LA Dog Dispatch was built by a 20-year tech executive who realized something frustrating:
No matter how many people care, dogs are still dying.
Not because rescues aren't working hard. Not because donors don't care.
The people are there. The money is there. The rescues are there. But the technology connecting them is too slow.
In a world where money moves instantly and information travels in seconds, urgent dogs are still relying on manual posts, comment pledges, and scattered outreach.
The clock moves fast. The technology doesn't.
So we built the technology to connect everyone who wants to help — immediately.
LA Dog Dispatch automatically creates funding pages the moment a dog is euth-listed, activates donors in real time, and gives rescues the confidence to step in fueled by actual dollars instead of uncertainty.
When the system moves faster, more dogs get a real chance.
The system wasn't failing for lack of heart. It was failing for lack of coordination.
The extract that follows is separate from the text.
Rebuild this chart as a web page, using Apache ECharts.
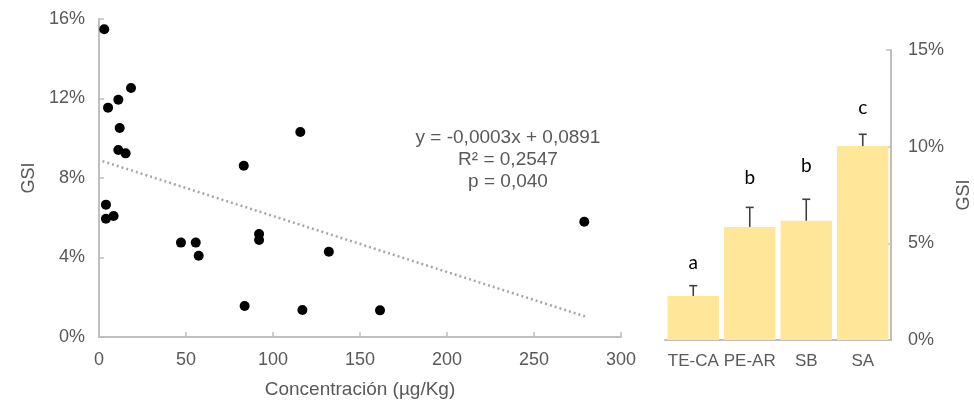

Donors pledge in comment threads — but rescues can't act on informal promises. Money that exists never reaches the dog.
Rescues hesitate without confirmed funding. They want to pull — but saying yes without a foster or real dollars is a gamble they can't always take.
Fosters don't know where to plug in. There's no centralized place to say "I'm available" and get connected to a rescue that needs them.
The clock often starts too late. By the time a listing reaches the right people, days of the window are already gone.
We couldn't keep waiting for the government to modernize the system. So we built it.